Would you be willing to do good work without a sense of self-interest—enlightened or otherwise?
By Ron Schultz
In championing the ideas put forth in Creating Good Work, I have spoken to hundreds of entrepreneurs about simply doing the work.
Take the step and do it.
Today, I received news—long after the fact—that David Green, one of my closest friends throughout middle school, high school and today, ran for the U.S. Congress this past spring in Urbana/Champaign, Ill. He lost in the primary but that is almost secondary to his actually running for office and the message he was bringing forward.
David has always surprised me. His courage and willingness to step up for what he wants or believes often belies his gentle and sometimes awkward persona. That external manifestation doesn’t seem to stop him.
And, I must say, I love it.
There are those of us who can talk about doing and then there are those of us who do. How many of us, for instance, would decide that running for office and serving the public in a very public manner, would be a choice? David was never the kind to run for school office or become the front man for a cause.

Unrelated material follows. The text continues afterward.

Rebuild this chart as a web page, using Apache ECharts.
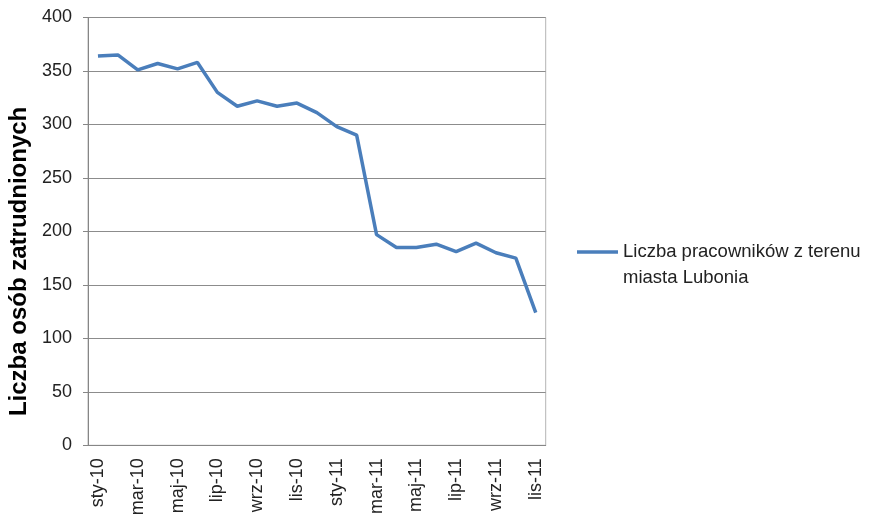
<!DOCTYPE html>
<html>
<head>
<meta charset="utf-8">
<script src="https://cdn.jsdelivr.net/npm/echarts@6/dist/echarts.min.js"></script>
<style>
  html, body { margin: 0; padding: 0; background: #fff; }
  #chart { width: 869px; height: 517px; }
</style>
</head>
<body>
<div id="chart"></div>
<script>
  // miesiące sty-10 .. lis-11
  var months = ['sty-10', 'lut-10', 'mar-10', 'kwi-10', 'maj-10', 'cze-10', 'lip-10', 'sie-10',
    'wrz-10', 'paź-10', 'lis-10', 'gru-10', 'sty-11', 'lut-11', 'mar-11', 'kwi-11', 'maj-11',
    'cze-11', 'lip-11', 'sie-11', 'wrz-11', 'paź-11', 'lis-11']
  var workers = [364, 365, 351, 357, 352, 358, 330, 317, 322, 317, 320, 311, 298, 290,
    197, 185, 185, 188, 181, 189, 180, 175, 124]
  var seriesName = 'Liczba pracowników z terenu miasta Lubonia'
  var yTitle = 'Liczba osób zatrudnionych'

  var font = '"Liberation Sans", Arial, sans-serif'
  var myChart = echarts.init(document.getElementById('chart'))
  var option = {
    animation: false,
    grid: {
      left: 88,
      top: 17.5,
      right: 323.3,
      bottom: 71.7,
      containLabel: false,
      outerBoundsMode: 'none',
      show: true,
      borderColor: '#b4b4b4',
      borderWidth: 1
    },
    legend: {
      left: 577,
      top: 213,
      padding: 0,
      icon: 'rect',
      itemWidth: 41,
      itemHeight: 3.5,
      itemGap: 0,
      data: [seriesName],
      itemStyle: { color: '#4a7ebb' },
      // pusta pierwsza linia, żeby ikona stała przy pierwszym wierszu
      formatter: function () {
        return ' \nLiczba pracowników z terenu\nmiasta Lubonia'
      },
      textStyle: {
        fontFamily: font,
        fontSize: 18.5,
        color: '#222',
        lineHeight: 26
      }
    },
    xAxis: {
      type: 'category',
      data: months,
      boundaryGap: true,
      axisLine: { lineStyle: { color: '#868686', width: 1 } },
      axisTick: { interval: 1, length: 5, lineStyle: { color: '#868686' } },
      axisLabel: {
        interval: 1,
        rotate: 90,
        margin: 13,
        fontFamily: font,
        fontSize: 18,
        color: '#222'
      },
      splitLine: { show: false }
    },
    yAxis: {
      type: 'value',
      min: 0,
      max: 400,
      interval: 50,
      name: yTitle,
      nameLocation: 'middle',
      nameGap: 53,
      nameTextStyle: {
        fontFamily: font,
        fontSize: 24,
        fontWeight: 'bold',
        color: '#000',
        padding: [0, 60, 0, 0]
      },
      axisLine: { show: true, lineStyle: { color: '#868686', width: 1 } },
      axisTick: { show: true, length: 5, lineStyle: { color: '#868686' } },
      axisLabel: {
        margin: 16,
        fontFamily: font,
        fontSize: 18,
        color: '#222'
      },
      splitLine: { lineStyle: { color: '#8c8c8c', width: 1 } }
    },
    series: [
      {
        name: seriesName,
        type: 'line',
        data: workers,
        symbol: 'none',
        lineStyle: { color: '#4a7ebb', width: 3.5 },
        itemStyle: { color: '#4a7ebb' }
      }
    ]
  }
  myChart.setOption(option)
</script>
</body>
</html>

Obviously, something changed.
As a policy analyst working within a university, he was close to the action but there was something that propelled him from being “close to” to become a “part of.” I’m sure there were ideological motivations for taking this step but deciding to serve others is more than simply ideology. And in this climate of abject political rancor, taking a conscious and public stand for what you believe in and putting yourself on the line with those beliefs, is a civics lesson we could all learn from.
I suppose it comes down to the idea of citizenship.
David billed himself as an insurgent progressive and the banner on his website was an extraordinary reminder from another insurgent progressive, Dr. Martin Luther King, Jr.:
“True peace is not merely the absence of tension; it is the presence of justice.”
As David explained to me:
“I've paid my intellectual dues for too long not to assert my views in terms that people can understand. The truth needs to be heard, at long last, and I'm tired of modesty born of self-deprecation as opposed to humbly but assertively responding to my personal calling and taking my lifelong interests and talents seriously.”
That is a call to action!
And those of us who try to launch entrepreneurial efforts that have real social benefit might think about applying a similar perspective to what's in front of us. Because that drive to serve is not reserved to one ideology. In fact, to some extent, what has come to be called social entrepreneurship, has been striving to find a way beyond ideology to serve. It has been an attempt to serve others while supporting those efforts so we can continue to serve.
Public Service in the Name of Enlightened Self Interest
There are some who might call this enlightened self-interest but I think it is exactly that definition that has limited our ability to be of real service: service that actually transforms the problem.
For too long we have excused enlightened self-interest as a reasonable means for benefiting others. But is self-interest really serving others better or simply a rationale for serving me better? I am not suggesting that entrepreneurial efforts somehow shift from providing effective support for those doing the work. Far from it. Doing good work requires that due compensation is integral to the process. But what would well-compensated good work look like without self-interest?
Dennis Washburn, another friend who has been spent a majority of his life in public service, has been confronted by this dilemma throughout his career. Dennis was the founding mayor of the city of Calabasas, on the outer edge of Los Angeles, Calif. He served on the city council for 20 years and was mayor five times during that period. He has also served and led the Santa Monica Mountains Resource Conservation District.
Dennis’ work in both these public arenas has not been about personal self-aggrandizement, but humble service that takes his talents seriously. That is not to say that Dennis operates without ego but his drive to serve is propelled by something other than himself. Has he been compensated for his efforts? Yes, but he still had a daily job he had to go to that supported his service.
If we are to truly recognize our talents and apply them as a means to benefit others, should that service simply be recompense enough? No.
The fact that people like David and Dennis are willing to put their beliefs to work for the public good should not be predicated on their desire to rake in millions. But enlightened self-interest pre-supposes that it does.
Self Interest: A Powerful Force?
Doing good work that serves the greater community requires us to rethink our priorities about how the community supports those efforts better. Perhaps electing more public officials like David and Dennis is a means toward that end. But methinks self-interest is a constant and powerful force working against the changes we need to bring about real justice in our society.
Would you be willing to do good work without a sense of self-interest, enlightened or otherwise?
Nike reminds us to “Just do it.” Do you think they would?